When scientists dare to expand their minds, and experience perceptions opened to the breadth and depth our minds are capable of, under psychoactive substances, deep meditative or yogic trances, or in near-death/out of body experiences, then marvelous discoveries explode in every direction. The wall between acceptable areas of inquiry and the off-limits areas of the spirit must fall, if human knowledge is to ever approach ideas of consciousness, the purpose of existence, and the nature of reality. Until then, we will continue our deluded, laughably narrow view of what constitutes consciousness, and find ourselves in an "accidental universe" of unbelievable coincidences and mysteriously just-right parameters.

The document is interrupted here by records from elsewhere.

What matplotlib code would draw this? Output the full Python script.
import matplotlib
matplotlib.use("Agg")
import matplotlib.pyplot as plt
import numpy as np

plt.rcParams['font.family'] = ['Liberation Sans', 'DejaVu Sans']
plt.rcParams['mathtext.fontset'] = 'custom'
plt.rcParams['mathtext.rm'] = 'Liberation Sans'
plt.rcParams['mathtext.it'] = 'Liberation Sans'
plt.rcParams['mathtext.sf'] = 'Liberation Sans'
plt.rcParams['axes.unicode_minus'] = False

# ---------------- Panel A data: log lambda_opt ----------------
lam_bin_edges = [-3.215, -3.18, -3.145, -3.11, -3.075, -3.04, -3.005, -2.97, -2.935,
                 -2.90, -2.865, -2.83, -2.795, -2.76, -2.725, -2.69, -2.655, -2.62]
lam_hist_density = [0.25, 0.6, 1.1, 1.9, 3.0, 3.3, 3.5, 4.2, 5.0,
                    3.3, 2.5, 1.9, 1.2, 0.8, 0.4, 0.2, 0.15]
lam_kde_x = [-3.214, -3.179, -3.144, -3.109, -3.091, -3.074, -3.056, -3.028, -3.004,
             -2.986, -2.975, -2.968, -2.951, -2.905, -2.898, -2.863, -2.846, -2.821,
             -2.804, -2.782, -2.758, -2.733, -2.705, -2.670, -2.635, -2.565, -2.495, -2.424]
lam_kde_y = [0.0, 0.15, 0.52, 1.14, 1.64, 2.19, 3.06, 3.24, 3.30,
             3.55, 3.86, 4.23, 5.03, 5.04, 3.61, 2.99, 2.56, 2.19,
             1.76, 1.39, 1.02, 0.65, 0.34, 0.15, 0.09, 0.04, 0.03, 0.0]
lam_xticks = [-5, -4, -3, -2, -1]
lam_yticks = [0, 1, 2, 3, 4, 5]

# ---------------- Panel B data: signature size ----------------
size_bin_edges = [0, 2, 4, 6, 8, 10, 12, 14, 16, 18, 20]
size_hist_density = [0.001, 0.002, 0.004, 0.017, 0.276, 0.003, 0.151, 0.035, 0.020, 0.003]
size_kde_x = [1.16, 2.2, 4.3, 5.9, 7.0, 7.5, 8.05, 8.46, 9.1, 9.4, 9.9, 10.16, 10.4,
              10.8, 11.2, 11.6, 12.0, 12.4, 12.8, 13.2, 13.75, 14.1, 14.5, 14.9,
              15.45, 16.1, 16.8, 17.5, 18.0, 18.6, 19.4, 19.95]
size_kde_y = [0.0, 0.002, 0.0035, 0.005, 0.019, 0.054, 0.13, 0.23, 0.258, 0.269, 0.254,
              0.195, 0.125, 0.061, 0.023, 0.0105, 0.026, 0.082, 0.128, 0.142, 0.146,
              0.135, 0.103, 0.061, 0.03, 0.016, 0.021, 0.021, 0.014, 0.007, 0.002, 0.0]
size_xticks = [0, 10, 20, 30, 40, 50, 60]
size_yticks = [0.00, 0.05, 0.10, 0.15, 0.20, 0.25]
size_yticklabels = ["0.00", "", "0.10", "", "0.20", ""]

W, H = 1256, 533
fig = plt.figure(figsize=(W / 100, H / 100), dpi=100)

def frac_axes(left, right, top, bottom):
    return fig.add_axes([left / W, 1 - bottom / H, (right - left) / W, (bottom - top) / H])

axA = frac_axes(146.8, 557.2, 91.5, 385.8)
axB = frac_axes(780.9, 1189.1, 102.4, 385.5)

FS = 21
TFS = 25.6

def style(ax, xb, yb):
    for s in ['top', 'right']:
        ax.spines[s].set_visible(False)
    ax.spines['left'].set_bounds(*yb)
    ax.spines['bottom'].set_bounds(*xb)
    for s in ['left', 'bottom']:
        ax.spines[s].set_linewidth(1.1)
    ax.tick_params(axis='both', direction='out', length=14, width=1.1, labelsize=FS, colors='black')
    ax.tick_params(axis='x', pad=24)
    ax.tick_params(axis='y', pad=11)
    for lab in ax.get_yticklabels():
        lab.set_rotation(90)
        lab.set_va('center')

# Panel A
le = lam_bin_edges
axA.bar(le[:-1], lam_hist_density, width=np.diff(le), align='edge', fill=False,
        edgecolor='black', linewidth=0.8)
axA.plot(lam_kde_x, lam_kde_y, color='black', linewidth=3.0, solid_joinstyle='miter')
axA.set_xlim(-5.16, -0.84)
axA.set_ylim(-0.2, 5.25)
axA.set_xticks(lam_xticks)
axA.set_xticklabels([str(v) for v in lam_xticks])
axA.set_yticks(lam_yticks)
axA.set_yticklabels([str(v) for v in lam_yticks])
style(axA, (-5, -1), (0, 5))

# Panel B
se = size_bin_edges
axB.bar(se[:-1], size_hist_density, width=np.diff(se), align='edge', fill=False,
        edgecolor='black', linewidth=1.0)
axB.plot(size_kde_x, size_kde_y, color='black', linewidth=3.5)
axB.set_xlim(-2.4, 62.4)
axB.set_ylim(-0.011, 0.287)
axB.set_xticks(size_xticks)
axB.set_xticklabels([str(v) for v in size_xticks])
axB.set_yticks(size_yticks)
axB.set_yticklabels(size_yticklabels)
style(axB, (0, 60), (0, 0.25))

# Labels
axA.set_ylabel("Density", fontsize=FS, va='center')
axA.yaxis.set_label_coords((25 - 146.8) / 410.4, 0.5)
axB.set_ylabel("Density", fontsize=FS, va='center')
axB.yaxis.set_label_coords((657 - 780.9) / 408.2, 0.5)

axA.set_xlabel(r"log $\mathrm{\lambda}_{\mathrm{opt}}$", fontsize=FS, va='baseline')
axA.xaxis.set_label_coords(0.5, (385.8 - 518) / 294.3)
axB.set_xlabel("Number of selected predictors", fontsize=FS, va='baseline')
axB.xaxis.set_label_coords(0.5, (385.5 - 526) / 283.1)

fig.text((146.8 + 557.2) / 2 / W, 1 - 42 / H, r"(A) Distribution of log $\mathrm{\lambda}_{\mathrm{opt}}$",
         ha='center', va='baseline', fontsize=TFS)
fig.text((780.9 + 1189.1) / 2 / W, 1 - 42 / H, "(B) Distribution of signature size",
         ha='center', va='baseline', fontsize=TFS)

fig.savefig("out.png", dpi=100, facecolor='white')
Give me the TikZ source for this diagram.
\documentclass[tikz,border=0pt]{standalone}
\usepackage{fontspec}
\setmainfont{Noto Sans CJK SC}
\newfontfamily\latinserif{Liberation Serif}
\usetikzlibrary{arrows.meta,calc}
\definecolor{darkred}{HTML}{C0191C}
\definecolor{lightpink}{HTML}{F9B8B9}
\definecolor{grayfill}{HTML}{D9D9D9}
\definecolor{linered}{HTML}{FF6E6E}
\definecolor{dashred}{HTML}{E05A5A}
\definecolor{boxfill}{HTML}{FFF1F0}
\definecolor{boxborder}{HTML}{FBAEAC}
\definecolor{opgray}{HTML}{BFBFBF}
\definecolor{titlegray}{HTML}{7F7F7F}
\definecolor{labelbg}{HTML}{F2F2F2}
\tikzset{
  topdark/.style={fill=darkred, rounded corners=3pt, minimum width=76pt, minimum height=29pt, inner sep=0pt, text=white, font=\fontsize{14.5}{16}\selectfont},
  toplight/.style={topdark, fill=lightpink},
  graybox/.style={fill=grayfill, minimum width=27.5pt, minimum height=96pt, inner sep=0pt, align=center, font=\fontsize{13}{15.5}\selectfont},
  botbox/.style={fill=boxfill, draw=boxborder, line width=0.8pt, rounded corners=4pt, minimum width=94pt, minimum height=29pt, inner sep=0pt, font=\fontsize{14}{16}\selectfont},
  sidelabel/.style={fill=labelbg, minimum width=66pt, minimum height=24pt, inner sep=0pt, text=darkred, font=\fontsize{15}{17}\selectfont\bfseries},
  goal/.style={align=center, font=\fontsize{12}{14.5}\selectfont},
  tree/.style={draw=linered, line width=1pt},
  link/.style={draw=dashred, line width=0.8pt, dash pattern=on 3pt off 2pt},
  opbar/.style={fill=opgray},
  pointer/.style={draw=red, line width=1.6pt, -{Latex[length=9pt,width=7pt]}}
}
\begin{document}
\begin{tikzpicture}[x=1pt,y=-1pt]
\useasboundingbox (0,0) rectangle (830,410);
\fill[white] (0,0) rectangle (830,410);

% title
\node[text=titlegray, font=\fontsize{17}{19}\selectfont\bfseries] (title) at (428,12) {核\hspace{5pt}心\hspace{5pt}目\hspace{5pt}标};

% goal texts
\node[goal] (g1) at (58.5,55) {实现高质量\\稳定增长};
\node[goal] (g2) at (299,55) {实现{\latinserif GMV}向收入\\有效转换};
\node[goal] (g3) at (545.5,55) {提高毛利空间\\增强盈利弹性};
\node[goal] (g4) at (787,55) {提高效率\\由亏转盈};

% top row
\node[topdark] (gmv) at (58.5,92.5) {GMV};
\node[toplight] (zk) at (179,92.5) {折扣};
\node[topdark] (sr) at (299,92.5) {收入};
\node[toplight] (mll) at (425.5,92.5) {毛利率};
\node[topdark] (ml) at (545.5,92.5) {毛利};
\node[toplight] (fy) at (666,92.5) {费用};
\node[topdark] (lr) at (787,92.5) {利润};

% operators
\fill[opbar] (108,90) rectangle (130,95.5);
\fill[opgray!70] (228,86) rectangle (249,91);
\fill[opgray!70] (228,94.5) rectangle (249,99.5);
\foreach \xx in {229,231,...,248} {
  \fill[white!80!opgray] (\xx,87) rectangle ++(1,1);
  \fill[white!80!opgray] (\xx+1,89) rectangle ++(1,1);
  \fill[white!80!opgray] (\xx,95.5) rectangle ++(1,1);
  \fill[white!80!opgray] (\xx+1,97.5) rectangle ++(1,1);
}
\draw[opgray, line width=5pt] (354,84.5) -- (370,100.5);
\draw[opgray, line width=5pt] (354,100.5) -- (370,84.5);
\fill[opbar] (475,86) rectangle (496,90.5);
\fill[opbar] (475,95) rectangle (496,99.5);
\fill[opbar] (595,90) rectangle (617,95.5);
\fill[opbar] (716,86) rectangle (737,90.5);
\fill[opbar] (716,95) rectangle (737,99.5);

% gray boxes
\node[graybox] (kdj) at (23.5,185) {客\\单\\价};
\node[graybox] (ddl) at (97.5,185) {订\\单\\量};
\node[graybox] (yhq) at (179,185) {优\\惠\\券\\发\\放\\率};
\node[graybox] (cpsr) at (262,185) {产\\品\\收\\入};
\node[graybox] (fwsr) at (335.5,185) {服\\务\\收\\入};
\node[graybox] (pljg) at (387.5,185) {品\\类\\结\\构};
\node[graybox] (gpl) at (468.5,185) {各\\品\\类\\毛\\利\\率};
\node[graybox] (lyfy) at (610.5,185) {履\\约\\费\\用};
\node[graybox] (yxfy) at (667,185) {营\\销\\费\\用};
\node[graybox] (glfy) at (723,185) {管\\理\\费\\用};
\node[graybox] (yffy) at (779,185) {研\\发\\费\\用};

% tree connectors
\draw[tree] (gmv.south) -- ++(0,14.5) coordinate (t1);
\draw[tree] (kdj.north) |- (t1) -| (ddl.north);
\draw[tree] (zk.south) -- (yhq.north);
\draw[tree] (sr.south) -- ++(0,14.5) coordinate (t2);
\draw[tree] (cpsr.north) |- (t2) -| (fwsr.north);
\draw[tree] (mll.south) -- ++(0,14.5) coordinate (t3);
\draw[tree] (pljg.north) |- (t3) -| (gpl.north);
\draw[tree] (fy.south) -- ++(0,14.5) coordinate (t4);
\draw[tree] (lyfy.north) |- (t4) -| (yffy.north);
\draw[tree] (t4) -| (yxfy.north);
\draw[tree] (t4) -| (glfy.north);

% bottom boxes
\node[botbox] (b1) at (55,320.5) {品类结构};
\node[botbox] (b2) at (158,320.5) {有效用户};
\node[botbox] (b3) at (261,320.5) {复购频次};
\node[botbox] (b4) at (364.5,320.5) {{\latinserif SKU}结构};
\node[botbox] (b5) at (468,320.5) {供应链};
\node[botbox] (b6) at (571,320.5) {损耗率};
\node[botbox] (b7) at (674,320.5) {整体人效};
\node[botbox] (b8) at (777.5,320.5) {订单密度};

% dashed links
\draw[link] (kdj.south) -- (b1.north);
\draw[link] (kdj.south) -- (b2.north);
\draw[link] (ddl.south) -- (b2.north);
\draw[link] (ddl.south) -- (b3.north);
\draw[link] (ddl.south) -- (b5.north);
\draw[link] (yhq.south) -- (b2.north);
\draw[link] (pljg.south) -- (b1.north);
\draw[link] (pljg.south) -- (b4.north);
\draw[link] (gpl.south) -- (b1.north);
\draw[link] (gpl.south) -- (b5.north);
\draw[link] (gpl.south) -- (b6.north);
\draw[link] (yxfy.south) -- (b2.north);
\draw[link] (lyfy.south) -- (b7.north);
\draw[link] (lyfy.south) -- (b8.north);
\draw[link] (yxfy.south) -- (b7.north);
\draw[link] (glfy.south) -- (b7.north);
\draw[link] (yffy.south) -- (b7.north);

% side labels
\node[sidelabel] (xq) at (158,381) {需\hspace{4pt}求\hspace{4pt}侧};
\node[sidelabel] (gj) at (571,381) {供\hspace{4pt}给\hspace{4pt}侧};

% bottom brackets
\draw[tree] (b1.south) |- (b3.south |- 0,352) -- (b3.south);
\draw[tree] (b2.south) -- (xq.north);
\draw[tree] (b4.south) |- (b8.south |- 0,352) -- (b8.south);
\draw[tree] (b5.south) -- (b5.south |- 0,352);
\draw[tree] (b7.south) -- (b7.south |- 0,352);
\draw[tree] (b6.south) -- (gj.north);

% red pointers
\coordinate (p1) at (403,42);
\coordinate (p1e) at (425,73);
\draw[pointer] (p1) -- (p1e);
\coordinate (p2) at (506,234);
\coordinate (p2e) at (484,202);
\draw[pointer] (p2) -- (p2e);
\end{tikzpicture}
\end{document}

For my part, I will continue to plumb the depths of the human spirit. What I have seen, in my travels and in my own head, has shown me that the world is far more purposeful than we pretend, and our lives have very distinct, personal meaning. God is real, omnipresent, and perfectly capable of direct conversation, with no priests or mediums necessary.
Even the psychoactive plants are not necessary. Frenzied dance is enough. Sitting quietly is enough. Just asking questions of the divine and waking for an answer is enough. The drugs are for us stubborn fools, tied to ideology and refusing to see the truth around us.
I love watching the spread of spiritual realization in the world around me. The old, stodgy scientists, with their fables and their denial of consciousness, will pass, like the old guard of the heliocentric universe. Until then, we shall all suffer the emptiness and lack of purpose which stems from denying everything we cannot understand.
Consciousness, especially the shared consciousness of all life, threatens the foundations of western science. It is for this reason that scientists are not allowed to study these areas under threat of professional suicide, and for this reason that substances which have been integral to human spirituality for longer than civilization are now illegal, and treated as dangerous weapons. They are dangerous, but not to you personally. They are dangerous to the orthodoxy, and the societal organization of our time. All those who dare to consume the apple of wisdom risk being cast out of Eden. At least from the outside, looking in, one does not have to suffer such a meaningless, unsatisfying ideology of accidents.